Diving competition photograph via Wikimedia Commons.
Angie Griffin is a 46-year-old Massachusetts swimmer who has competed at the top of her age division in U.S. Masters Swimming for over a decade. Last April, at the national championships in San Antonio, she finished second in the breaststroke. It wasn’t until after the meet that she learned she lost to a man.
Hugo Caldas, a 47-year-old male competing in the women’s 45-49 division, took home five national titles that day — swimming visibly seconds ahead of his female competitors. Caldas previously competed in the men’s division from 2002 to 2004 and now holds more than a dozen records in the women’s division including titles in rowing, CrossFit, and weightlifting.

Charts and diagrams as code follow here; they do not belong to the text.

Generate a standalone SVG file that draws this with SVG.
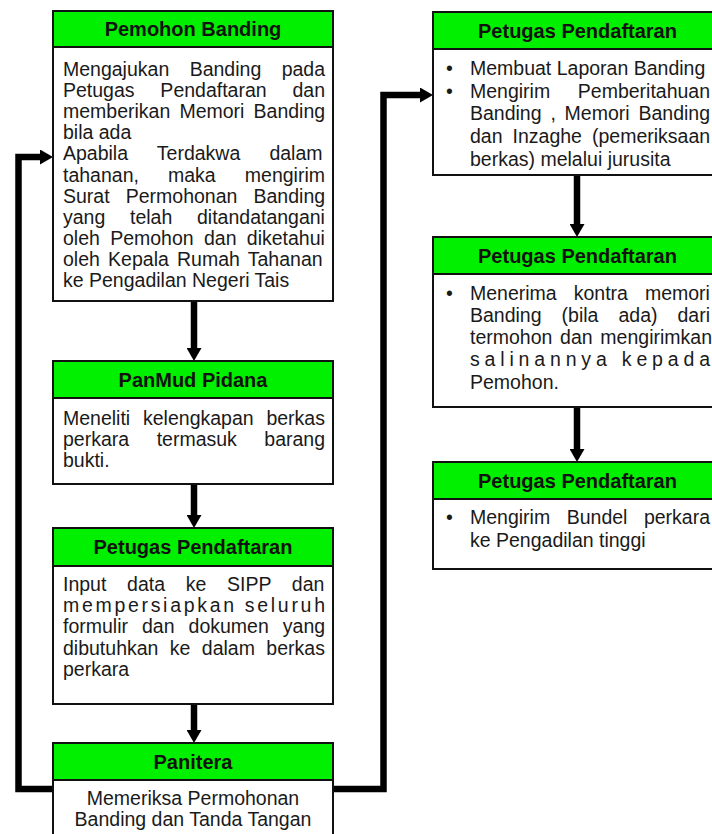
<svg xmlns="http://www.w3.org/2000/svg" width="712" height="834" viewBox="0 0 712 834">
<defs>
<style>
.box{fill:#fff;stroke:#111;stroke-width:2}
.hd{fill:#00F000;stroke:#111;stroke-width:2}
.ht{font-family:"Liberation Sans",Arial,sans-serif;font-size:20px;font-weight:bold;fill:#111;text-anchor:middle}
.bt{font-family:"Liberation Sans",Arial,sans-serif;font-size:19.5px;fill:#1a1a1a}
.ct{text-anchor:middle}
.conn{fill:none;stroke:#000;stroke-width:6.5;stroke-linejoin:miter}
</style>
<marker id="ah" viewBox="0 0 13 15" markerWidth="13" markerHeight="15" refX="5" refY="7.5" orient="auto" markerUnits="userSpaceOnUse">
<path d="M0,0 L13,7.5 L0,15 z" fill="#000"/>
</marker>
</defs>
<rect width="712" height="834" fill="#fff"/>

<g id="connectors">
<path class="conn" d="M194,302 V353" marker-end="url(#ah)"/>
<path class="conn" d="M194,485 V520" marker-end="url(#ah)"/>
<path class="conn" d="M194,705 V735" marker-end="url(#ah)"/>
<path class="conn" d="M577,176 V229" marker-end="url(#ah)"/>
<path class="conn" d="M577,408 V454" marker-end="url(#ah)"/>
<path class="conn" d="M54,789 H18.5 V157 H45" marker-end="url(#ah)"/>
<path class="conn" d="M332,789 H383.5 V95 H425" marker-end="url(#ah)"/>
</g>

<g id="pemohon-banding">
<rect class="box" x="53" y="11" width="280" height="290"/>
<rect class="hd" x="53" y="11" width="280" height="36"/>
<text class="ht" x="193" y="36">Pemohon Banding</text>
<text class="bt" x="63" y="76" word-spacing="15">Mengajukan Banding pada</text>
<text class="bt" x="63" y="97.1" word-spacing="20.4">Petugas Pendaftaran dan</text>
<text class="bt" x="63" y="118.2" word-spacing="3.7">memberikan Memori Banding</text>
<text class="bt" x="63" y="139.3">bila ada</text>
<text class="bt" x="63" y="160.4" word-spacing="23.7">Apabila Terdakwa dalam</text>
<text class="bt" x="63" y="181.5" word-spacing="23.7">tahanan, maka mengirim</text>
<text class="bt" x="63" y="202.6" word-spacing="10.7">Surat Permohonan Banding</text>
<text class="bt" x="63" y="223.7" word-spacing="19.3">yang telah ditandatangani</text>
<text class="bt" x="63" y="244.8" word-spacing="4.9">oleh Pemohon dan diketahui</text>
<text class="bt" x="63" y="265.9" word-spacing="2.8">oleh Kepala Rumah Tahanan</text>
<text class="bt" x="63" y="287">ke Pengadilan Negeri Tais</text>
</g>

<g id="panmud-pidana">
<rect class="box" x="53" y="361" width="280" height="123"/>
<rect class="hd" x="53" y="361" width="280" height="37"/>
<text class="ht" x="193" y="387">PanMud Pidana</text>
<text class="bt" x="63" y="425" word-spacing="7.4">Meneliti kelengkapan berkas</text>
<text class="bt" x="63" y="446" word-spacing="22.1">perkara termasuk barang</text>
<text class="bt" x="63" y="467">bukti.</text>
</g>

<g id="petugas-pendaftaran-1">
<rect class="box" x="53" y="528" width="280" height="176"/>
<rect class="hd" x="53" y="528" width="280" height="38"/>
<text class="ht" x="193" y="554">Petugas Pendaftaran</text>
<text class="bt" x="63" y="591" word-spacing="15.3">Input data ke SIPP dan</text>
<text class="bt" x="63" y="612.2" textLength="262" lengthAdjust="spacing">mempersiapkan  seluruh</text>
<text class="bt" x="63" y="633.4" word-spacing="8.6">formulir dan dokumen yang</text>
<text class="bt" x="63" y="654.6" word-spacing="6">dibutuhkan ke dalam berkas</text>
<text class="bt" x="63" y="675.8">perkara</text>
</g>

<g id="panitera">
<rect class="box" x="53" y="743" width="280" height="110"/>
<rect class="hd" x="53" y="743" width="280" height="37"/>
<text class="ht" x="193" y="769">Panitera</text>
<text class="bt ct" x="193" y="805">Memeriksa Permohonan</text>
<text class="bt ct" x="193" y="826">Banding dan Tanda Tangan</text>
</g>

<g id="petugas-pendaftaran-2">
<rect class="box" x="433" y="12" width="289" height="163"/>
<rect class="hd" x="433" y="12" width="289" height="37"/>
<text class="ht" x="577.5" y="38">Petugas Pendaftaran</text>
<text class="bt" x="446" y="75">•</text>
<text class="bt" x="470" y="75">Membuat Laporan Banding</text>
<text class="bt" x="446" y="97.7">•</text>
<text class="bt" x="470" y="97.7" word-spacing="22.2">Mengirim Pemberitahuan</text>
<text class="bt" x="470" y="120.4" word-spacing="3.4">Banding , Memori Banding</text>
<text class="bt" x="470" y="143.1" word-spacing="4.6">dan Inzaghe (pemeriksaan</text>
<text class="bt" x="470" y="165.8">berkas) melalui jurusita</text>
</g>

<g id="petugas-pendaftaran-3">
<rect class="box" x="433" y="237" width="289" height="170"/>
<rect class="hd" x="433" y="237" width="289" height="37"/>
<text class="ht" x="577.5" y="263">Petugas Pendaftaran</text>
<text class="bt" x="446" y="299.5">•</text>
<text class="bt" x="470" y="299.5" word-spacing="11.6">Menerima kontra memori</text>
<text class="bt" x="470" y="321.8" word-spacing="14.6">Banding (bila ada) dari</text>
<text class="bt" x="470" y="344.1" word-spacing="2.3">termohon dan mengirimkan</text>
<text class="bt" x="470" y="366.4" textLength="240" lengthAdjust="spacing">salinannya  kepada</text>
<text class="bt" x="470" y="388.7">Pemohon.</text>
</g>

<g id="petugas-pendaftaran-4">
<rect class="box" x="433" y="462" width="289" height="107"/>
<rect class="hd" x="433" y="462" width="289" height="37"/>
<text class="ht" x="577.5" y="488">Petugas Pendaftaran</text>
<text class="bt" x="446" y="523.5">•</text>
<text class="bt" x="470" y="523.5" word-spacing="11.1">Mengirim Bundel perkara</text>
<text class="bt" x="470" y="546.5">ke Pengadilan tinggi</text>
</g>
</svg>
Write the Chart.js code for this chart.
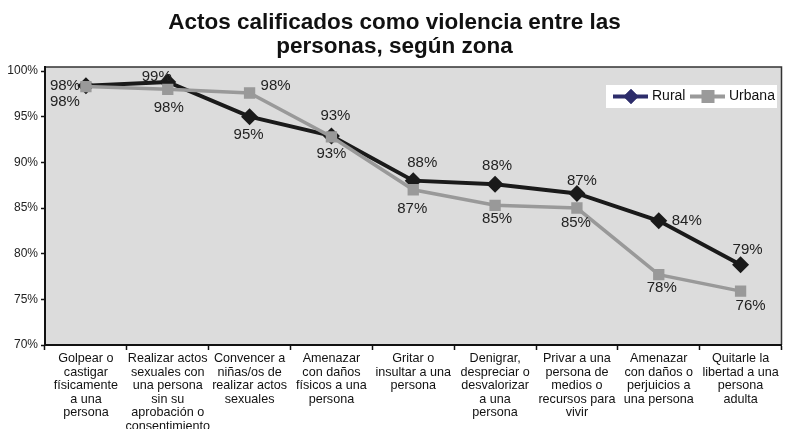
<!DOCTYPE html>
<html>
<head>
<meta charset="utf-8">
<script src="https://cdn.jsdelivr.net/npm/chart.js@4/dist/chart.umd.min.js"></script>
<style>
  html, body { margin: 0; padding: 0; background: #fff; }
  #wrap { width: 790px; height: 429px; }
</style>
</head>
<body>
<div id="wrap"><canvas id="myChart" width="790" height="429"></canvas></div>
<script>
// datos
const categorias = [
    ['Golpear o', 'castigar', 'físicamente', 'a una', 'persona'],
    ['Realizar actos', 'sexuales con', 'una persona', 'sin su', 'aprobación o', 'consentimiento'],
    ['Convencer a', 'niñas/os de', 'realizar actos', 'sexuales'],
    ['Amenazar', 'con daños', 'físicos a una', 'persona'],
    ['Gritar o', 'insultar a una', 'persona'],
    ['Denigrar,', 'despreciar o', 'desvalorizar', 'a una', 'persona'],
    ['Privar a una', 'persona de', 'medios o', 'recursos para', 'vivir'],
    ['Amenazar', 'con daños o', 'perjuicios a', 'una persona'],
    ['Quitarle la', 'libertad a una', 'persona', 'adulta']
];
const rural = [98.4, 98.8, 95.0, 92.9, 88.0, 87.6, 86.6, 83.6, 78.8];
const urbana = [98.3, 98.0, 97.6, 92.8, 87.0, 85.3, 85.0, 77.7, 75.9];
const yTicks = [70, 75, 80, 85, 90, 95, 100];

// donde va cada etiqueta respecto al punto [dx, dy]
const labelOffsets = {
    rural:  [[-21, 0], [-11, -5], [-1, 18], [4, -20], [9, -18], [2, -18], [5, -13], [28, 0], [7, -15]],
    urbana: [[-21, 15], [1, 19], [26, -7], [0, 17], [-1, 19], [2, 14], [-1, 15], [3, 13], [10, 15]]
};

const FONT = '"Liberation Sans", Arial, sans-serif';

// fondo gris y borde del area
const plotBg = {
    id: 'plotBg',
    beforeDraw(chart) {
        const {ctx, chartArea: a} = chart;
        ctx.save();
        ctx.fillStyle = '#dcdcdc';
        ctx.fillRect(a.left, a.top, a.right - a.left, a.bottom - a.top);
        ctx.strokeStyle = '#333';
        ctx.lineWidth = 1.5;
        ctx.beginPath();
        ctx.moveTo(a.left, a.top);
        ctx.lineTo(a.right, a.top);
        ctx.lineTo(a.right, a.bottom);
        ctx.stroke();
        ctx.restore();
    }
};

// etiquetas de porcentaje
const pointLabels = {
    id: 'pointLabels',
    afterDatasetsDraw(chart) {
        const {ctx} = chart;
        ctx.save();
        ctx.font = '15px ' + FONT;
        ctx.fillStyle = '#222';
        ctx.textAlign = 'center';
        ctx.textBaseline = 'middle';
        chart.data.datasets.forEach((ds, i) => {
            const meta = chart.getDatasetMeta(i);
            const offs = labelOffsets[ds.key];
            meta.data.forEach((pt, j) => {
                const txt = Math.round(ds.data[j]) + '%';
                ctx.fillText(txt, pt.x + offs[j][0], pt.y + offs[j][1]);
            });
        });
        ctx.restore();
    }
};

// leyenda en caja blanca
const boxLegend = {
    id: 'boxLegend',
    afterDraw(chart) {
        const {ctx} = chart;
        const x = 606, y = 85, w = 171, h = 23, cy = y + h / 2;
        ctx.save();
        ctx.fillStyle = '#fff';
        ctx.fillRect(x, y, w, h);

        // rural
        ctx.strokeStyle = '#2d2d6b';
        ctx.lineWidth = 4;
        ctx.beginPath(); ctx.moveTo(613, cy); ctx.lineTo(648, cy); ctx.stroke();
        ctx.fillStyle = '#2d2d6b';
        Chart.helpers.drawPoint(ctx, {pointStyle: 'rectRot', radius: 7.5, borderWidth: 0}, 631, cy);
        ctx.fill();

        // urbana
        ctx.strokeStyle = '#9a9a9a';
        ctx.lineWidth = 4;
        ctx.beginPath(); ctx.moveTo(690, cy); ctx.lineTo(725, cy); ctx.stroke();
        ctx.fillStyle = '#9a9a9a';
        ctx.fillRect(701.5, cy - 6.5, 13, 13);

        ctx.fillStyle = '#111';
        ctx.font = '14px ' + FONT;
        ctx.textBaseline = 'middle';
        ctx.textAlign = 'left';
        ctx.fillText('Rural', 652, cy);
        ctx.fillText('Urbana', 729, cy);
        ctx.restore();
    }
};

const ctx = document.getElementById('myChart');
const myChart = new Chart(ctx, {
    type: 'line',
    data: {
        labels: categorias,
        datasets: [
            {
                key: 'rural',
                label: 'Rural',
                data: rural,
                borderColor: '#1a1a1a',
                backgroundColor: '#1a1a1a',
                borderWidth: 4,
                pointStyle: 'rectRot',
                pointRadius: 8.5,
                pointBorderWidth: 0,
                order: 1
            },
            {
                key: 'urbana',
                label: 'Urbana',
                data: urbana,
                borderColor: '#999999',
                backgroundColor: '#999999',
                borderWidth: 3.5,
                pointStyle: 'rect',
                pointRadius: 8,
                pointBorderWidth: 0,
                order: 0
            }
        ]
    },
    options: {
        responsive: false,
        animation: false,
        layout: { padding: { left: 0, right: 1, top: 0, bottom: 0 } },
        plugins: {
            legend: { display: false },
            tooltip: { enabled: false },
            title: {
                display: true,
                text: ['Actos calificados como violencia entre las', 'personas, según zona'],
                color: '#111',
                font: { family: FONT, size: 22.5, weight: 'bold', lineHeight: 1.05 },
                padding: { top: 11, bottom: 8.7 }
            }
        },
        scales: {
            x: {
                offset: true,
                grid: {
                    offset: true,
                    drawOnChartArea: false,
                    drawTicks: true,
                    tickLength: 5,
                    color: '#111',
                    tickWidth: 1.5
                },
                border: { color: '#111', width: 2 },
                ticks: {
                    color: '#111',
                    padding: 2,
                    autoSkip: false,
                    maxRotation: 0,
                    font: { family: FONT, size: 12.6, lineHeight: 1.07 }
                },
                afterFit(scale) { scale.height = 84; }
            },
            y: {
                min: 70,
                max: 100.45,
                grid: {
                    drawOnChartArea: false,
                    drawTicks: true,
                    tickLength: 4,
                    color: '#111',
                    tickWidth: 1.5
                },
                border: { color: '#111', width: 2 },
                afterBuildTicks(scale) {
                    scale.ticks = yTicks.map(v => ({ value: v }));
                },
                ticks: {
                    color: '#222',
                    padding: 3,
                    font: { family: FONT, size: 12 },
                    callback: v => v + '%'
                },
                afterFit(scale) { scale.width = 45; }
            }
        }
    },
    plugins: [plotBg, pointLabels, boxLegend]
});
</script>
</body>
</html>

Griffin filed a formal protest with U.S. Masters Swimming and published an op-ed in Swimming World Magazine making the case plainly: coming in second to a biological male at a national championship is injustice. Texas Attorney General Ken Paxton agreed, launching an investigation and eventually a lawsuit, calling the policy reprehensible and a demonstration of deep contempt for women.
USMS responded with a modified eligibility policy that sounded promising until you read the fine print. National championship events were quietly reclassified as local recognition programs, exempting them from the new requirements entirely. World Aquatics banned Caldas for five years after he refused a chromosome test. USMS, meanwhile, concluded that Caldas had demonstrated she was female.
When Griffin posted an article about Caldas’ history to a USMS community forum to warn her fellow competitors, an unnamed swimmer filed a grievance against her for unsporting conduct! Now she faces a lifetime ban from the organization — not for cheating or even poor sportsmanship, but for stating facts.
These are not professional athletes with sponsorships and legal teams. These are working women who swim before and after their jobs because they love the sport. As Griffin put it — it doesn’t matter if it’s the Olympics or the playground. Competitive fairness is non-negotiable. Angie Griffin isn’t backing down from this fight, and neither should we. Fighting for common sense and fairness is essential for women’s sports. Speaking the truth is not about bigotry, it’s about biology.